• _Dataset section_
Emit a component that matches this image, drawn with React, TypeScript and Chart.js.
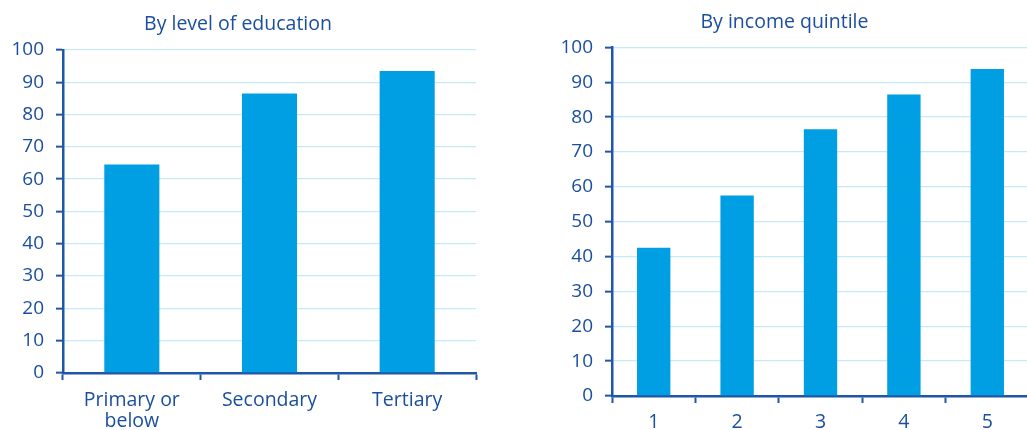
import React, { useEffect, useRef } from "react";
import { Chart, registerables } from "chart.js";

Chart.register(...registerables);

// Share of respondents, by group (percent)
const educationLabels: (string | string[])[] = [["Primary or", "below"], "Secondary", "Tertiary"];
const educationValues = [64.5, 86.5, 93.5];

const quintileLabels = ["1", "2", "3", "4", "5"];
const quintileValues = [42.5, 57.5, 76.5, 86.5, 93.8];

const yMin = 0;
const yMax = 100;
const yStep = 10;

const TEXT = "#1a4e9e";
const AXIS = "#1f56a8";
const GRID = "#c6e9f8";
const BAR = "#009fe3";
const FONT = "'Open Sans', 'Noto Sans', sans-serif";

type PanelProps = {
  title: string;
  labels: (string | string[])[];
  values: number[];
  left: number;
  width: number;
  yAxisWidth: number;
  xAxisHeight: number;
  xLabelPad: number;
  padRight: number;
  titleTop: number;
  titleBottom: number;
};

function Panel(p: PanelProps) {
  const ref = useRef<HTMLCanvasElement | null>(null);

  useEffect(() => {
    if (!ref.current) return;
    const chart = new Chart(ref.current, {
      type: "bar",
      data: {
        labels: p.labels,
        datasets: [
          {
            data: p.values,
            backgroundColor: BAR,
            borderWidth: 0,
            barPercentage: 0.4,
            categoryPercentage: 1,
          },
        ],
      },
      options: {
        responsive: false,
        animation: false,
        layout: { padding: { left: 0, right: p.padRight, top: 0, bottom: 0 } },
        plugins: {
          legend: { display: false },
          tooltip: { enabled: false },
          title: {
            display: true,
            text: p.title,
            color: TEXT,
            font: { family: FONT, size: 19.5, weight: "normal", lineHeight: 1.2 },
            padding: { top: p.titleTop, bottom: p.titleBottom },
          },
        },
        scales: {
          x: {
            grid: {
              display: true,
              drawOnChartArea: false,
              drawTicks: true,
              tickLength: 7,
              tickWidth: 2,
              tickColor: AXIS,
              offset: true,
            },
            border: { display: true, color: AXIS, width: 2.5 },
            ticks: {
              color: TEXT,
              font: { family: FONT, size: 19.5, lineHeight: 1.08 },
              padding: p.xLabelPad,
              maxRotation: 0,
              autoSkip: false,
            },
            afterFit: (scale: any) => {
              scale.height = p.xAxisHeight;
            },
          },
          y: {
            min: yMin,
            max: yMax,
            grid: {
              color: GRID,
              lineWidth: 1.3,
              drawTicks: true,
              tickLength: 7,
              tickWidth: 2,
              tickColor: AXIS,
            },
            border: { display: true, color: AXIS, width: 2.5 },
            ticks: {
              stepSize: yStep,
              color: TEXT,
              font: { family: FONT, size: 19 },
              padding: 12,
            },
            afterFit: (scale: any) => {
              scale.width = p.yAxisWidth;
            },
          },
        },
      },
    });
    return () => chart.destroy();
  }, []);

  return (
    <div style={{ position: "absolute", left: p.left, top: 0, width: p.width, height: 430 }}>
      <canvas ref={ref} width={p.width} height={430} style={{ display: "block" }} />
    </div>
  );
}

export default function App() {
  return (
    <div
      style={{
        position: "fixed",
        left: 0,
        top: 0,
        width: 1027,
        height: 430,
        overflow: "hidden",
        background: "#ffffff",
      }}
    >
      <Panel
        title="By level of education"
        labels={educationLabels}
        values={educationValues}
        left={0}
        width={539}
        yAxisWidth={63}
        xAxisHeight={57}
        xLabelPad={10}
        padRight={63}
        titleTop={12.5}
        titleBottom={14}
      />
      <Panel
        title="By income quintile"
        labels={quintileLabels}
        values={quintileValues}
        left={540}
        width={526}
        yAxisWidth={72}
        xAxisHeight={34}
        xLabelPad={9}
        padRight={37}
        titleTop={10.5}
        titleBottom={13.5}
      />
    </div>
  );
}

• _The exercise_
Give all the lines above again, character for character, without pictures.

• _Solved problem_
Emit a component that matches this image, drawn with React, TypeScript and Chart.js.
import React, { useEffect, useRef } from "react";
import { Chart, registerables } from "chart.js";

Chart.register(...registerables);

// Share of respondents, by group (percent)
const educationLabels: (string | string[])[] = [["Primary or", "below"], "Secondary", "Tertiary"];
const educationValues = [64.5, 86.5, 93.5];

const quintileLabels = ["1", "2", "3", "4", "5"];
const quintileValues = [42.5, 57.5, 76.5, 86.5, 93.8];

const yMin = 0;
const yMax = 100;
const yStep = 10;

const TEXT = "#1a4e9e";
const AXIS = "#1f56a8";
const GRID = "#c6e9f8";
const BAR = "#009fe3";
const FONT = "'Open Sans', 'Noto Sans', sans-serif";

type PanelProps = {
  title: string;
  labels: (string | string[])[];
  values: number[];
  left: number;
  width: number;
  yAxisWidth: number;
  xAxisHeight: number;
  xLabelPad: number;
  padRight: number;
  titleTop: number;
  titleBottom: number;
};

function Panel(p: PanelProps) {
  const ref = useRef<HTMLCanvasElement | null>(null);

  useEffect(() => {
    if (!ref.current) return;
    const chart = new Chart(ref.current, {
      type: "bar",
      data: {
        labels: p.labels,
        datasets: [
          {
            data: p.values,
            backgroundColor: BAR,
            borderWidth: 0,
            barPercentage: 0.4,
            categoryPercentage: 1,
          },
        ],
      },
      options: {
        responsive: false,
        animation: false,
        layout: { padding: { left: 0, right: p.padRight, top: 0, bottom: 0 } },
        plugins: {
          legend: { display: false },
          tooltip: { enabled: false },
          title: {
            display: true,
            text: p.title,
            color: TEXT,
            font: { family: FONT, size: 19.5, weight: "normal", lineHeight: 1.2 },
            padding: { top: p.titleTop, bottom: p.titleBottom },
          },
        },
        scales: {
          x: {
            grid: {
              display: true,
              drawOnChartArea: false,
              drawTicks: true,
              tickLength: 7,
              tickWidth: 2,
              tickColor: AXIS,
              offset: true,
            },
            border: { display: true, color: AXIS, width: 2.5 },
            ticks: {
              color: TEXT,
              font: { family: FONT, size: 19.5, lineHeight: 1.08 },
              padding: p.xLabelPad,
              maxRotation: 0,
              autoSkip: false,
            },
            afterFit: (scale: any) => {
              scale.height = p.xAxisHeight;
            },
          },
          y: {
            min: yMin,
            max: yMax,
            grid: {
              color: GRID,
              lineWidth: 1.3,
              drawTicks: true,
              tickLength: 7,
              tickWidth: 2,
              tickColor: AXIS,
            },
            border: { display: true, color: AXIS, width: 2.5 },
            ticks: {
              stepSize: yStep,
              color: TEXT,
              font: { family: FONT, size: 19 },
              padding: 12,
            },
            afterFit: (scale: any) => {
              scale.width = p.yAxisWidth;
            },
          },
        },
      },
    });
    return () => chart.destroy();
  }, []);

  return (
    <div style={{ position: "absolute", left: p.left, top: 0, width: p.width, height: 430 }}>
      <canvas ref={ref} width={p.width} height={430} style={{ display: "block" }} />
    </div>
  );
}

export default function App() {
  return (
    <div
      style={{
        position: "fixed",
        left: 0,
        top: 0,
        width: 1027,
        height: 430,
        overflow: "hidden",
        background: "#ffffff",
      }}
    >
      <Panel
        title="By level of education"
        labels={educationLabels}
        values={educationValues}
        left={0}
        width={539}
        yAxisWidth={63}
        xAxisHeight={57}
        xLabelPad={10}
        padRight={63}
        titleTop={12.5}
        titleBottom={14}
      />
      <Panel
        title="By income quintile"
        labels={quintileLabels}
        values={quintileValues}
        left={540}
        width={526}
        yAxisWidth={72}
        xAxisHeight={34}
        xLabelPad={9}
        padRight={37}
        titleTop={10.5}
        titleBottom={13.5}
      />
    </div>
  );
}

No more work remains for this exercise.